Europa und das Virus
Es wird viel davon gesprochen, was wir alles lernen, im Zeichen von Corona. Abstand zu halten, aus Solidarität miteinander. „Vermummung“ als Teil unserer Kultur, und nicht als verbotene Fremdheit. Masken zu tragen, nicht um sich selbst zu schützen, sondern aus Verantwortung für andere. Bekenntnisse zum Schulden-Machen – und das von Wirtschaftsliberalen. Extraflüge für die noch vor einem Jahr als Sozialschmarotzer beschimpften ausländischen Arbeitskräfte, ohne die weder Pflege noch Ernte in Österreich denkbar sind. Ja und wir nehmen sogar zur Kenntnis, dass die EU schon Ende Jänner den Mitgliedsstaaten angeboten hat, ihnen bei der Beschaffung von Schutzausrüstung zu helfen. Nö, wir kommen alleine klar, war die Antwort.
„Oder eine Demokratie, in der gemeinsame Interessen auch gemeinsame Entscheidungen verlangen?“
Fast alle Minister können mittlerweile sogar aussprechen, dass mit „wir“ alle in Österreich lebenden Menschen gemeint sind. Nur der Kanzler schafft das noch nicht.
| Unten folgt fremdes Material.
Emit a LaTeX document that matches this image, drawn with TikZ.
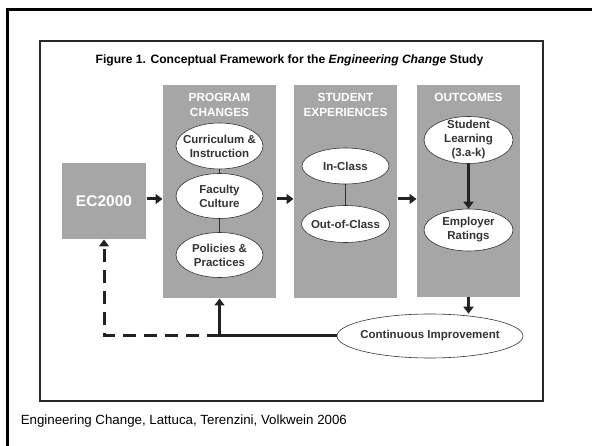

Sobald er alleine Interviews gibt, kann es eigenwillig werden. Da erklärt er der „Bild“-Zeitung, es wäre Israels Ministerpräsident Netanjahu gewesen, der ihn wachgerüttelt hätte. Gemeint war eine Videokonferenz mit verschiedenen europäischen Staatschefs am 9. März, an dem Tag, an dem Italien den Ausnahmezustand auf das ganze Land ausdehnte. Aber zuzugeben, dass man sich von den Italienern hätte aufwecken lassen, das ginge zu weit. Erst müsste man die Wahrheit sagen, und am Ende kämen Coronabonds. Ein paar Tage später droht er in der „Kronen Zeitung“ eine kritische Diskussion über die EU an, weil ein Lastwagen mit Hilfslieferungen an der deutschen Grenze festgesessen hätte. Von der EU dort festgehalten? Am 10. März hatten die EU-Regierungschefs immerhin gemeinsam beschlossen, nationale Maßnahmen miteinander abzustimmen. Um einen Tag danach von der österreichischen Schließung der Brennergrenze ohne Vorwarnung überrascht zu werden.
Nun sind wir in Phase 2, und müssen uns langsam auf das einstellen, was der Kanzler „neue Normalität“ nennt. Das heißt auch, wir müssen uns Gedanken darüber machen, was WIR für eine EU wollen. Einen zahnlosen Tiger ohne Kompetenzen, der dabei zuschauen muss, wie jeder macht, was er will, nur um dann als Sündenbock zu dienen? Eine Versammlung von nationalen Häuptlingen, die nur versuchen, sich die Probleme gegenseitig zuzuschieben? Oder eine Demokratie, in der gemeinsame Interessen auch gemeinsame Entscheidungen verlangen? Mit Knauserei beim EU-Budget und der wohlfeilen Schelte auf die „Brüsseler Bürokraten“ wird das nächste Virus Europa so unvorbereitet treffen wie das jetzige.
Hanno Loewy ist Direktor des Jüdischen Museums in Hohenems.